To further study the role of MRG15 in cardiac regeneration, the team employed a gene knockout mouse model to delete MRG15 from neonatal cardiomyocytes and evaluate changes in the regenerative capacity of cardiac progenitor cells and cardiomyocytes. They also administered a gene delivery vector to reactivate MRG15 and observed whether this could restore cardiomyocyte regeneration and repair.

 

Through multiple analyses, including histopathological examination, cell proliferation assays and echocardiographic functional assessments, the researchers found that deletion of MRG15 in neonatal mice significantly reduced cardiomyocyte proliferation and impaired regenerative capability. Likewise, removal of CD4⁺ Treg cells also suppressed cardiac regeneration. Importantly, reactivation of MRG15 using a gene delivery vector substantially restored regenerative function even in the absence of CD4⁺ Treg cells. These findings demonstrate a close functional link between CD4⁺ Treg cells and MRG15: CD4⁺ Treg cells promote cardiomyocyte proliferation and cardiac regeneration by regulating MRG15 expression. In other words, MRG15 serves as an essential mediator for CD4⁺ Treg cells to function, and both are indispensable for effective cardiac repair.

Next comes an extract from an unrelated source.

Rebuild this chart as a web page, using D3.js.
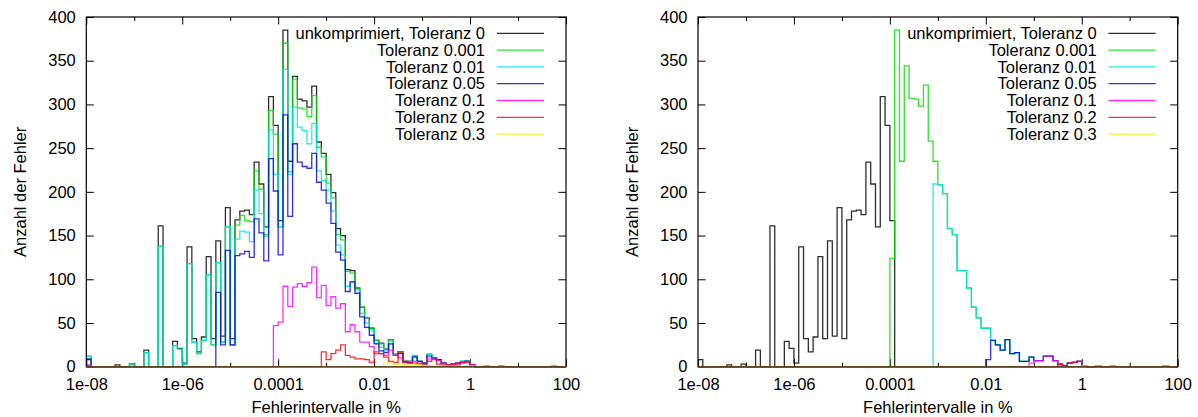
<!DOCTYPE html>
<html>
<head>
<meta charset="utf-8">
<script src="https://cdn.jsdelivr.net/npm/d3@7"></script>
<style>
html,body{margin:0;padding:0;background:#fff;}
svg{display:block;}
text{font-family:"Liberation Sans",Arial,Helvetica,sans-serif;fill:#000;}
</style>
</head>
<body>
<svg id="chart" width="1198" height="417"></svg>
<script>
// ---------- data ----------
// histogram bins: 100 log bins, 0.1 decade wide, from 1e-8 to 1e2 (in %)
const binFirstExp = -8;
const binCount = 100;
const binsPerDecade = 10;

const seriesNames = ["unkomprimiert, Toleranz 0","Toleranz 0.001","Toleranz 0.01","Toleranz 0.05","Toleranz 0.1","Toleranz 0.2","Toleranz 0.3"];
const seriesColors = ["#000000","#00dd00","#00e0e0","#0000e6","#ff00ff","#ff0000","#f0f000"];

const xTickValues = [1e-8,1e-6,1e-4,1e-2,1,100];
const xTickLabels = ["1e-08","1e-06","0.0001","0.01","1","100"];
const xMinorTicks = [1e-7,1e-5,1e-3,1e-1,10];
const yTickValues = [0,50,100,150,200,250,300,350,400];
const xAxisTitle = "Fehlerintervalle in %";
const yAxisTitle = "Anzahl der Fehler";

// left panel
const leftBlack = [
8,0,0,0,0,0,2,0,0,3,
0,0,19,0,0,161,0,0,29,21,
4,137,32,17,34,126,32,144,35,182,
32,168,178,179,174,234,209,160,309,276,
167,385,235,332,306,304,297,321,257,244,
220,199,158,150,111,110,90,68,56,44,
30,27,20,31,15,17,6,6,12,6,
4,14,10,8,4,2,3,4,6,7,
2,0,0,1,0,0,1,0,0,0,
0,0,0,0,0,0,0,1,0,0];
const leftGreen = [
12,0,0,0,0,0,0,0,0,3,
0,0,16,0,0,138,0,0,24,20,
3,118,28,15,30,105,25,119,28,160,
25,162,173,167,166,224,203,151,293,266,
160,370,223,329,296,295,286,310,251,240,
210,193,151,145,109,107,90,68,56,44,
30,26,20,31,15,17,6,6,12,6,
4,14,10,8,4,2,3,4,6,7,
2,0,0,0,0,0,0,0,0,0,
0,0,0,0,0,0,0,0,0,0];
const leftCyan = [
12,0,0,0,0,0,0,0,0,3,
0,0,16,0,0,138,0,0,24,20,
3,118,28,15,30,105,25,119,28,160,
25,146,155,154,143,202,175,149,271,220,
160,340,220,297,274,270,255,278,224,213,
202,178,139,128,92,97,88,61,50,42,
27,22,18,29,15,17,6,6,12,6,
4,14,10,8,4,2,3,4,6,7,
2,0,0,0,0,0,0,0,0,0,
0,0,0,0,0,0,0,0,0,0];
const leftBlue = [
9,0,0,0,0,0,0,0,0,0,
0,0,0,0,0,0,0,0,0,0,
0,0,0,0,0,0,0,85,25,133,
25,127,129,132,125,169,153,121,238,201,
128,288,172,255,234,229,227,244,211,202,
187,164,131,122,86,97,84,57,45,36,
26,18,16,26,13,15,6,5,11,6,
4,12,10,8,4,2,3,4,5,6,
2,0,0,0,0,0,0,0,0,0,
0,0,0,0,0,0,0,0,0,0];
const leftMagenta = [
2,0,0,0,0,0,0,0,0,0,
0,0,0,0,0,0,0,0,0,0,
0,0,0,0,0,0,0,0,0,0,
0,0,0,0,0,0,0,0,0,47,
51,92,69,91,95,92,96,114,79,93,
70,80,67,72,40,48,40,28,28,23,
15,15,13,19,13,10,5,4,6,4,
3,9,10,7,4,2,3,4,5,6,
2,0,0,0,0,0,0,0,0,0,
0,0,0,0,0,0,0,0,0,0];
const leftRed = [
1,0,0,0,0,0,0,0,0,0,
0,0,0,0,0,0,0,0,0,0,
0,0,0,0,0,0,0,0,0,0,
0,0,0,0,0,0,0,0,0,0,
0,0,0,0,0,0,0,0,0,17,
8,15,19,25,13,11,9,9,8,5,
17,15,11,6,5,17,5,4,4,3,
3,6,8,3,2,2,2,2,4,5,
1,0,0,1,0,0,1,0,0,0,
0,0,0,0,0,0,0,1,0,0];
const leftYellow = [
0,0,0,0,0,0,0,0,0,0,
0,0,0,0,0,0,0,0,0,0,
0,0,0,0,0,0,0,0,0,0,
0,0,0,0,0,0,0,0,0,0,
0,0,0,0,0,0,0,0,0,0,
0,0,0,0,0,0,0,0,0,0,
0,0,4,4,3,3,2,2,2,2,
1,1,1,1,1,1,0,0,0,1,
1,0,0,1,0,0,1,0,0,0,
0,0,0,0,0,0,0,1,0,0];

// right panel
const rightBlack = [
8,0,0,0,0,0,2,0,0,3,
0,0,19,0,0,161,0,0,29,21,
4,137,32,17,34,126,32,144,35,182,
32,168,178,179,174,234,209,160,309,276,
167,0,0,0,0,0,0,0,0,0,
0,0,0,0,0,0,0,0,0,0,
0,0,0,0,0,0,0,0,0,0,
0,0,0,0,0,0,0,0,0,0,
0,0,0,0,0,0,0,0,0,0,
0,0,0,0,0,0,0,0,0,0];
const rightGreen = [
0,0,0,0,0,0,0,0,0,0,
0,0,0,0,0,0,0,0,0,0,
0,0,0,0,0,0,0,0,0,0,
0,0,0,0,0,0,0,0,0,0,
124,385,235,344,307,306,298,322,258,235,
208,198,158,151,110,110,90,68,56,44,
44,30,25,19,31,15,16,6,6,11,
7,7,12,12,7,3,1,4,5,6,
1,0,0,1,0,0,1,0,0,0,
0,0,0,0,0,0,0,1,0,0];
const rightCyan = [
0,0,0,0,0,0,0,0,0,0,
0,0,0,0,0,0,0,0,0,0,
0,0,0,0,0,0,0,0,0,0,
0,0,0,0,0,0,0,0,0,0,
0,0,0,0,0,0,0,0,0,209,
208,198,158,151,110,110,90,68,56,44,
44,30,25,19,31,15,16,6,6,11,
7,7,12,12,7,3,1,4,5,6,
1,0,0,1,0,0,1,0,0,0,
0,0,0,0,0,0,0,1,0,0];
const rightBlue = [
0,0,0,0,0,0,0,0,0,0,
0,0,0,0,0,0,0,0,0,0,
0,0,0,0,0,0,0,0,0,0,
0,0,0,0,0,0,0,0,0,0,
0,0,0,0,0,0,0,0,0,0,
0,0,0,0,0,0,0,0,0,0,
8,30,25,19,31,15,16,6,6,11,
7,7,12,12,7,3,1,4,5,6,
1,0,0,1,0,0,1,0,0,0,
0,0,0,0,0,0,0,1,0,0];
const rightMagenta = [
0,0,0,0,0,0,0,0,0,0,
0,0,0,0,0,0,0,0,0,0,
0,0,0,0,0,0,0,0,0,0,
0,0,0,0,0,0,0,0,0,0,
0,0,0,0,0,0,0,0,0,0,
0,0,0,0,0,0,0,0,0,0,
0,0,0,0,0,0,0,0,0,4,
7,7,12,12,7,3,1,4,5,6,
1,0,0,1,0,0,1,0,0,0,
0,0,0,0,0,0,0,1,0,0];
const rightRed = [
0,0,0,0,0,0,0,0,0,0,
0,0,0,0,0,0,0,0,0,0,
0,0,0,0,0,0,0,0,0,0,
0,0,0,0,0,0,0,0,0,0,
0,0,0,0,0,0,0,0,0,0,
0,0,0,0,0,0,0,0,0,0,
0,0,0,0,0,0,0,0,0,0,
0,0,0,0,0,2,1,4,5,6,
1,0,0,1,0,0,1,0,0,0,
0,0,0,0,0,0,0,1,0,0];
const rightYellow = [
0,0,0,0,0,0,0,0,0,0,
0,0,0,0,0,0,0,0,0,0,
0,0,0,0,0,0,0,0,0,0,
0,0,0,0,0,0,0,0,0,0,
0,0,0,0,0,0,0,0,0,0,
0,0,0,0,0,0,0,0,0,0,
0,0,0,0,0,0,0,0,0,0,
0,0,0,0,0,0,0,0,0,0,
1,0,0,1,0,0,1,0,0,0,
0,0,0,0,0,0,0,1,0,0];

// ---------- drawing ----------
const svg = d3.select("#chart");
const FONT = 16.5;
const plotTop = 17, plotBottom = 366.7, plotWidth = 479.7;
const binEdges = d3.range(binCount + 1).map(i => Math.pow(10, binFirstExp + i / binsPerDecade));

const panels = [
  {left: 86.3, series: [leftBlack, leftGreen, leftCyan, leftBlue, leftMagenta, leftRed, leftYellow]},
  {left: 698, series: [rightBlack, rightGreen, rightCyan, rightBlue, rightMagenta, rightRed, rightYellow]}
];

panels.forEach(p => {
  const x = d3.scaleLog().domain([1e-8, 100]).range([p.left, p.left + plotWidth]);
  const y = d3.scaleLinear().domain([0, 400]).range([plotBottom, plotTop]);
  const g = svg.append("g");

  // axes (ticks inward, mirrored)
  const styleAxis = sel => {
    sel.select(".domain").remove();
    sel.selectAll(".tick line").attr("stroke", "#000").attr("stroke-width", 1);
    sel.selectAll("text").attr("font-size", FONT).attr("font-family", '"Liberation Sans",Arial,sans-serif').attr("fill", "#000");
  };
  g.append("g").attr("transform", `translate(0,${plotBottom})`)
    .call(d3.axisBottom(x).tickValues(xTickValues).tickSize(-7.5).tickPadding(12)
      .tickFormat((d, i) => xTickLabels[i])).call(styleAxis);
  g.append("g").attr("transform", `translate(0,${plotBottom})`)
    .call(d3.axisBottom(x).tickValues(xMinorTicks).tickSize(-4).tickFormat("")).call(styleAxis);
  g.append("g").attr("transform", `translate(0,${plotTop})`)
    .call(d3.axisTop(x).tickValues(xTickValues).tickSize(-7.5).tickFormat("")).call(styleAxis);
  g.append("g").attr("transform", `translate(0,${plotTop})`)
    .call(d3.axisTop(x).tickValues(xMinorTicks).tickSize(-4).tickFormat("")).call(styleAxis);
  g.append("g").attr("transform", `translate(${p.left},0)`)
    .call(d3.axisLeft(y).tickValues(yTickValues).tickSize(-7.5).tickPadding(10.5).tickFormat(d3.format("d"))).call(styleAxis);
  g.append("g").attr("transform", `translate(${p.left + plotWidth},0)`)
    .call(d3.axisRight(y).tickValues(yTickValues).tickSize(-7.5).tickFormat("")).call(styleAxis);

  // histogram step lines
  const line = d3.line().x(d => x(d[0])).y(d => y(d[1])).curve(d3.curveStepAfter);
  p.series.forEach((vals, si) => {
    const pts = vals.map((v, i) => [binEdges[i], v]);
    pts.push([binEdges[binCount], vals[binCount - 1]]);
    g.append("path").attr("d", line(pts)).attr("fill", "none")
      .attr("stroke", seriesColors[si]).attr("stroke-width", 1.3)
      .attr("stroke-opacity", 0.82).attr("stroke-linejoin", "miter");
  });

  // border
  g.append("rect").attr("x", p.left).attr("y", plotTop).attr("width", plotWidth)
    .attr("height", plotBottom - plotTop).attr("fill", "none").attr("stroke", "#000").attr("stroke-width", 1.2);
  g.append("line").attr("x1", p.left).attr("x2", p.left + plotWidth)
    .attr("y1", plotBottom).attr("y2", plotBottom).attr("stroke", "#5e4622").attr("stroke-width", 1.6);

  // legend
  const lx = p.left + 398.7;
  seriesNames.forEach((name, i) => {
    const ly = 33.3 + i * 16.8;
    g.append("text").attr("x", lx).attr("y", ly).attr("dy", "0.35em")
      .attr("text-anchor", "end").attr("font-size", FONT).text(name);
    g.append("line").attr("x1", p.left + 410.5).attr("x2", p.left + 457.7)
      .attr("y1", ly).attr("y2", ly).attr("stroke", seriesColors[i]).attr("stroke-width", 1.3).attr("stroke-opacity", 0.82);
  });

  // axis titles
  g.append("text").attr("x", p.left + plotWidth / 2).attr("y", 413)
    .attr("text-anchor", "middle").attr("font-size", FONT).text(xAxisTitle);
  g.append("text").attr("transform", `translate(${p.left - 60.5},${(plotTop + plotBottom) / 2}) rotate(-90)`)
    .attr("text-anchor", "middle").attr("font-size", FONT).text(yAxisTitle);
});
</script>
</body>
</html>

Neonatal CD4⁺ Treg cells can coordinate cardiac repair and regeneration

The researchers have also successfully uncovered the pathway through which CD4⁺ Treg cells regulate MRG15, thereby activating regenerative mechanisms. Experiments showed that within one week of cardiac injury, CD4⁺ Treg cells in neonatal mice secreted specific factors that induced MRG15 to form a complex with proteins such as TIP60, p300 and RNA polymerase II. This complex then activated cyclin D1 (also known as Ccnd1), a gene that controls cell division, promoting cardiomyocyte proliferation and repair.

Mr. Hou Yangfeng, the first author of the study and a PhD student from the Department of Chemical Pathology at CU Medicine, commented: “This study is the first to elaborate how CD4⁺ Treg cells initiate the regeneration mechanism in neonatal cardiomyocytes by inducing MRG15 in conjunction with TIP60 and Ccnd1. Adult CD4⁺ Treg cells, however, lack this inductive capacity, suggesting that the quantity, function and distribution of these cells, and how gene expression is remodelled, may be the key reason behind the loss of regenerative potential in adult hearts, shedding new light on research into immunoregulation and cardiac regeneration.”

The corresponding author, Professor Kathy Lui Oi-lan from the Department of Chemical Pathology at CU Medicine, remarked: “From an immunological perspective, we have successfully unlocked the ‘key’ to and the underlying mechanism of neonatal cardiac self-repair, enhancing the world’s understanding of CD4⁺ Treg cells. These immune cells are not only the ‘peacekeepers’ of the human immune system but also act as ‘repair crews’ in the process of cardiac repair. Next, we will explore how this unique mechanism can be translated into clinical therapeutic strategies, with a view to developing innovative immune cell therapies for patients with myocardial infarction and heart failure.”